It was the night before the massage, and I was hoping to relax. The room had a jacuzzi tub in it but I could not figure out how to turn it on. When I called the front desk to ask, they suggested I move the towel draped over the side of the tub and just push the button.
Thank you very much, why yes, there it is!
While I was waiting for the tub to fill, I put on the soft comfy robe that was hanging on a hook in the bathroom. When the tub was half-filled I decided to push the button to see if it worked.
Somehow, I missed seeing that all of the jets were pointing up.
With enormous force and noise, water went everywhere and I was mortified! I tried to turn off the water, and the jets relentlessly sprayed me. My only option was to take both arms covered in that nice robe and submerge them in the water to push down each jet as fast as possible.
The floor was wet, I was soaking wet and the robe – ruined.
Relax. Ha! Maybe. All I could do was clean up the water and laugh.
Triggers are like that. You don’t see the jets pointing up and suddenly you are drenched. You never see it coming.
I started my counseling session with that funny story, and a giggle. And then, I talked about the massage.
Maybe it’s just me. Most people like massages. Why don’t I? Maybe there’s more to it. I feel alone.
I talked about why it was so hard.
Maybe a lot of it had to do with expectations.
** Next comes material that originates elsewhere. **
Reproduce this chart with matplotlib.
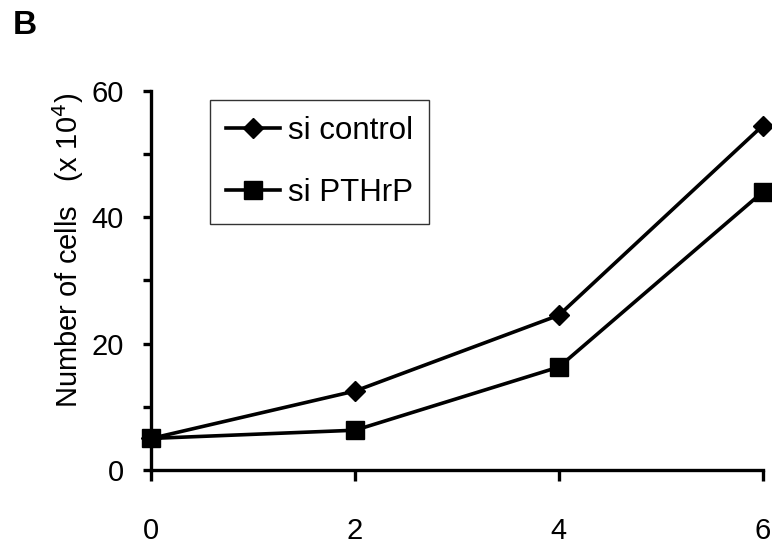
import matplotlib
matplotlib.use("Agg")
import matplotlib.pyplot as plt

plt.rcParams['font.family'] = ['Liberation Sans', 'DejaVu Sans']

days = [0, 2, 4, 6]
si_control = [5.0, 12.5, 24.5, 54.5]
si_pthrp = [5.0, 6.3, 16.3, 44.0]
labels = ['si control', 'si PTHrP']

fig = plt.figure(figsize=(7.72, 5.44), dpi=100)
ax = fig.add_axes([0.196, 0.136, 0.792, 0.697])

ax.plot(days, si_control, '-D', color='black', lw=2.6, ms=10, label=labels[0], clip_on=False, zorder=3)
ax.plot(days, si_pthrp, '-s', color='black', lw=2.6, ms=12.5, label=labels[1], clip_on=False, zorder=3)

ax.set_xlim(0, 6)
ax.set_ylim(0, 60)
ax.set_xticks([0, 2, 4, 6])
ax.set_yticks([0, 20, 40, 60])
ax.set_yticks([10, 30, 50], minor=True)

for s in ['top', 'right']:
    ax.spines[s].set_visible(False)
for s in ['left', 'bottom']:
    ax.spines[s].set_linewidth(2.4)

ax.tick_params(axis='x', direction='out', length=8, width=2.4, labelsize=21, pad=26)
ax.tick_params(axis='y', which='both', direction='out', length=6, width=2.4, labelsize=21, pad=14)

ax.set_ylabel('Number of cells   (x 10$^4$)', fontsize=21)
ax.yaxis.set_label_coords(-0.107, 0.58)

leg = ax.legend(loc='upper left', bbox_to_anchor=(0.096, 0.976), fontsize=22.5, frameon=True,
                fancybox=False, handlelength=1.75, handletextpad=0.25, borderpad=0.5,
                labelspacing=1.05, borderaxespad=0)
leg.get_frame().set_edgecolor('black')
leg.get_frame().set_linewidth(1.0)

fig.text(0.017, 0.954, 'B', fontsize=24, fontweight='bold', ha='left', va='center')

fig.savefig('out.png', dpi=100)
I fully expected to enjoy it.
And when you didn’t, where was your voice?
I just kept thinking it would get better and it didn’t.
Not to mention, I was fully present. I was intently aware of the lighting, the smells, and every movement. In the past I would usually drift off into a peaceful land but that just doesn’t happen anymore. Even when I try.
So why didn’t I speak up? Why didn’t I use my voice?
I guess because I don’t know what to say, how much to say. Maybe it is just me! I feel so alone.
I shared with her that at my recent pap smear, the doctor brought a student into the room, and essentially I was examined twice. I just laid there staring at the ceiling squares grinding my teeth.
She reminds me, “You have the right to use your voice. You can say as much or as little as you want. You can say to the doctor that you do not want an extra person or student in the room, and you can let the massage therapist know that you may find it difficult and want to stop. You have a voice, and you don’t have to be afraid to use it.”
I am a little disappointed that I didn’t say anything during the massage. I long to live in a world where you can say the words childhood sexual abuse and it does not take the air out of the room. It’s hard to say it and it’s hard to hear it, but it is much much harder to be silent, and endure.
The silence is deafening.
It’s just not fair! A massage should be enjoyed not tolerated. A check-up at the doctor is necessary! So many things can trigger me… still.
And she said, “Michelle, do you think after the resurrection, Jesus saw or heard a hammer and a nail?”
A long quiet pause as tears welled.
She continued, “I mean it’s not like that is a story in the Bible, but he was a carpenter. As he walked along, chances are he heard a hammer pounding a nail. Or saw the hammer going up and slamming down.”
Quiet. Breathing it all in.
Wow. Not alone.
He understands, even my triggers.
I am not alone.
You are not alone.
We are not alone. We can speak up. We can use our voice.